▶ [INSTRUCTIONS FOR THE TASK]: Every line below should be copied exactly; drop the pictures.
........
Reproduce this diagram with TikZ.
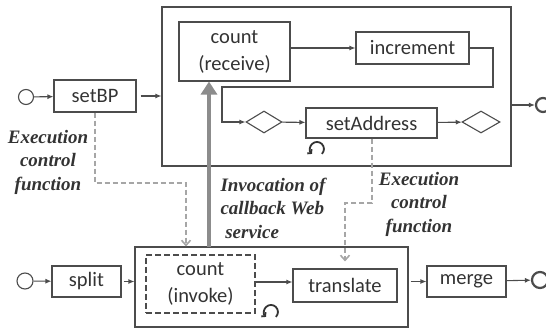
\documentclass[tikz,border=0pt]{standalone}
\usepackage{fontspec}
\setmainfont{Carlito}
\newfontfamily\labelfont{Liberation Serif}
\usetikzlibrary{shapes.geometric,arrows.meta}

\tikzset{
  task/.style={draw=black!70, line width=1.1pt, rectangle, inner sep=0pt, text=black!80,
    font=\fontsize{20.5}{27}\selectfont, align=center},
  gate/.style={draw=black!70, line width=1.1pt, diamond, inner sep=0pt},
  event/.style={draw=black!70, line width=1.1pt, circle, inner sep=0pt, minimum size=15pt},
  endevent/.style={event, line width=2.2pt, minimum size=14pt},
  flow/.style={draw=black!70, line width=1.1pt, -{Latex[length=6pt,width=5pt]}},
  ctrl/.style={draw=black!35, line width=1.6pt, dash pattern=on 5pt off 3pt, -{Straight Barb[length=5pt,width=9pt]}},
  callback/.style={draw=black!45, line width=3.5pt, -{Triangle[length=13pt,width=16pt]}},
  note/.style={font=\labelfont\bfseries\itshape\fontsize{19}{23.5}\selectfont, text=black!80},
  loopmark/.style={draw=black!80, line width=1.8pt}
}

\begin{document}
\begin{tikzpicture}[x=1pt,y=-1pt]
    \useasboundingbox (0,0) rectangle (546,328);
    % upper process
    \node[task, minimum width=349pt, minimum height=159pt] (bp) at (336.5,86.5) {};
    \node[task, minimum width=111pt, minimum height=59pt] (recv) at (234.5,51.5) {count\\(receive)};
    \node[task, minimum width=113pt, minimum height=32pt] (incr) at (412.5,48) {increment};
    \node[gate, minimum width=36pt, minimum height=22pt] (dia1) at (264,122) {};
    \node[task, minimum width=131pt, minimum height=30pt] (addr) at (371.5,123) {setAddress};
    \node[gate, minimum width=38pt, minimum height=22pt] (dia2) at (481,122) {};
    \node[event] (start1) at (26,97) {};
    \node[task, minimum width=82pt, minimum height=32pt] (setbp) at (95,96) {setBP};
    \node[endevent] (end1) at (543,105) {};
    % lower process
    \node[task, minimum width=273pt, minimum height=80pt] (ibox) at (271.5,287) {};
    \node[task, dashed, dash pattern=on 6pt off 3pt, line width=1.6pt, minimum width=109pt, minimum height=58pt] (invk) at (200.5,284) {count\\(invoke)};
    \node[task, minimum width=104pt, minimum height=33pt] (trans) at (345,285.5) {translate};
    \node[event, minimum size=16pt] (start2) at (25,281) {};
    \node[task, minimum width=69pt, minimum height=31pt] (split) at (86.5,281.5) {split};
    \node[task, minimum width=79pt, minimum height=31pt] (merge) at (466.5,281.5) {merge};
    \node[endevent, minimum size=16pt] (end2) at (540,280) {};

    % sequence flows
    \draw[flow] (start1) -- (setbp);
    \draw[flow, shorten <=4pt] (setbp.east) -- (setbp.east -| bp.west);
    \draw[flow] (recv.east |- incr.west) -- (incr.west);
    \coordinate (lp1) at (493,87);
    \coordinate (lp2) at (222,87);
    \draw[flow] (incr.east) -| (lp1) -- (lp2) |- (dia1.west);
    \draw[flow] (dia1) -- (addr);
    \draw[flow] (addr) -- (dia2);
    \draw[flow] (bp.east |- end1) -- (end1);
    \draw[flow] (start2) -- (split);
    \draw[flow, shorten <=2pt] (split.east) -- (split.east -| ibox.west);
    \draw[flow] (invk.east |- 0,282) -- (trans.west |- 0,282);
    \draw[flow, shorten <=2pt] (ibox.east |- merge.west) -- (merge.west);
    \draw[flow] (merge) -- (end2);

    % loop markers
    \draw[loopmark, {Straight Barb[length=2.5pt,width=6pt]}-] (312,153.9) arc[start angle=135, end angle=405, radius=7];
    \draw[loopmark, {Straight Barb[length=2.5pt,width=6pt]}-] (266,316.9) arc[start angle=135, end angle=405, radius=7];

    % execution control and callback
    \coordinate (dc1) at (186,183);
    \draw[ctrl] (setbp.south) |- (dc1) -- (dc1 |- ibox.north);
    \coordinate (dc2) at (345,203);
    \draw[ctrl, shorten >=7pt] (addr.south -| 372,0) |- (dc2) -- (dc2 |- trans.north);
    \coordinate (cb) at (209,247);
    \draw[callback] (cb) -- (cb |- recv.south);

    \node[note, align=center] (ecf1) at (48,162) {Execution\\control\\function};
    \node[note, align=left, anchor=west] (inv) at (217,208) {Invocation of\\callback Web\\\ service};
    \node[note, align=center] (ecf2) at (419,204) {Execution\\control\\function};
\end{tikzpicture}
\end{document}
........
▶ [THE RESULT]:
Reproduce this diagram with TikZ.
\documentclass[tikz,border=0pt]{standalone}
\usepackage{fontspec}
\setmainfont{Carlito}
\newfontfamily\labelfont{Liberation Serif}
\usetikzlibrary{shapes.geometric,arrows.meta}

\tikzset{
  task/.style={draw=black!70, line width=1.1pt, rectangle, inner sep=0pt, text=black!80,
    font=\fontsize{20.5}{27}\selectfont, align=center},
  gate/.style={draw=black!70, line width=1.1pt, diamond, inner sep=0pt},
  event/.style={draw=black!70, line width=1.1pt, circle, inner sep=0pt, minimum size=15pt},
  endevent/.style={event, line width=2.2pt, minimum size=14pt},
  flow/.style={draw=black!70, line width=1.1pt, -{Latex[length=6pt,width=5pt]}},
  ctrl/.style={draw=black!35, line width=1.6pt, dash pattern=on 5pt off 3pt, -{Straight Barb[length=5pt,width=9pt]}},
  callback/.style={draw=black!45, line width=3.5pt, -{Triangle[length=13pt,width=16pt]}},
  note/.style={font=\labelfont\bfseries\itshape\fontsize{19}{23.5}\selectfont, text=black!80},
  loopmark/.style={draw=black!80, line width=1.8pt}
}

\begin{document}
\begin{tikzpicture}[x=1pt,y=-1pt]
    \useasboundingbox (0,0) rectangle (546,328);
    % upper process
    \node[task, minimum width=349pt, minimum height=159pt] (bp) at (336.5,86.5) {};
    \node[task, minimum width=111pt, minimum height=59pt] (recv) at (234.5,51.5) {count\\(receive)};
    \node[task, minimum width=113pt, minimum height=32pt] (incr) at (412.5,48) {increment};
    \node[gate, minimum width=36pt, minimum height=22pt] (dia1) at (264,122) {};
    \node[task, minimum width=131pt, minimum height=30pt] (addr) at (371.5,123) {setAddress};
    \node[gate, minimum width=38pt, minimum height=22pt] (dia2) at (481,122) {};
    \node[event] (start1) at (26,97) {};
    \node[task, minimum width=82pt, minimum height=32pt] (setbp) at (95,96) {setBP};
    \node[endevent] (end1) at (543,105) {};
    % lower process
    \node[task, minimum width=273pt, minimum height=80pt] (ibox) at (271.5,287) {};
    \node[task, dashed, dash pattern=on 6pt off 3pt, line width=1.6pt, minimum width=109pt, minimum height=58pt] (invk) at (200.5,284) {count\\(invoke)};
    \node[task, minimum width=104pt, minimum height=33pt] (trans) at (345,285.5) {translate};
    \node[event, minimum size=16pt] (start2) at (25,281) {};
    \node[task, minimum width=69pt, minimum height=31pt] (split) at (86.5,281.5) {split};
    \node[task, minimum width=79pt, minimum height=31pt] (merge) at (466.5,281.5) {merge};
    \node[endevent, minimum size=16pt] (end2) at (540,280) {};

    % sequence flows
    \draw[flow] (start1) -- (setbp);
    \draw[flow, shorten <=4pt] (setbp.east) -- (setbp.east -| bp.west);
    \draw[flow] (recv.east |- incr.west) -- (incr.west);
    \coordinate (lp1) at (493,87);
    \coordinate (lp2) at (222,87);
    \draw[flow] (incr.east) -| (lp1) -- (lp2) |- (dia1.west);
    \draw[flow] (dia1) -- (addr);
    \draw[flow] (addr) -- (dia2);
    \draw[flow] (bp.east |- end1) -- (end1);
    \draw[flow] (start2) -- (split);
    \draw[flow, shorten <=2pt] (split.east) -- (split.east -| ibox.west);
    \draw[flow] (invk.east |- 0,282) -- (trans.west |- 0,282);
    \draw[flow, shorten <=2pt] (ibox.east |- merge.west) -- (merge.west);
    \draw[flow] (merge) -- (end2);

    % loop markers
    \draw[loopmark, {Straight Barb[length=2.5pt,width=6pt]}-] (312,153.9) arc[start angle=135, end angle=405, radius=7];
    \draw[loopmark, {Straight Barb[length=2.5pt,width=6pt]}-] (266,316.9) arc[start angle=135, end angle=405, radius=7];

    % execution control and callback
    \coordinate (dc1) at (186,183);
    \draw[ctrl] (setbp.south) |- (dc1) -- (dc1 |- ibox.north);
    \coordinate (dc2) at (345,203);
    \draw[ctrl, shorten >=7pt] (addr.south -| 372,0) |- (dc2) -- (dc2 |- trans.north);
    \coordinate (cb) at (209,247);
    \draw[callback] (cb) -- (cb |- recv.south);

    \node[note, align=center] (ecf1) at (48,162) {Execution\\control\\function};
    \node[note, align=left, anchor=west] (inv) at (217,208) {Invocation of\\callback Web\\\ service};
    \node[note, align=center] (ecf2) at (419,204) {Execution\\control\\function};
\end{tikzpicture}
\end{document}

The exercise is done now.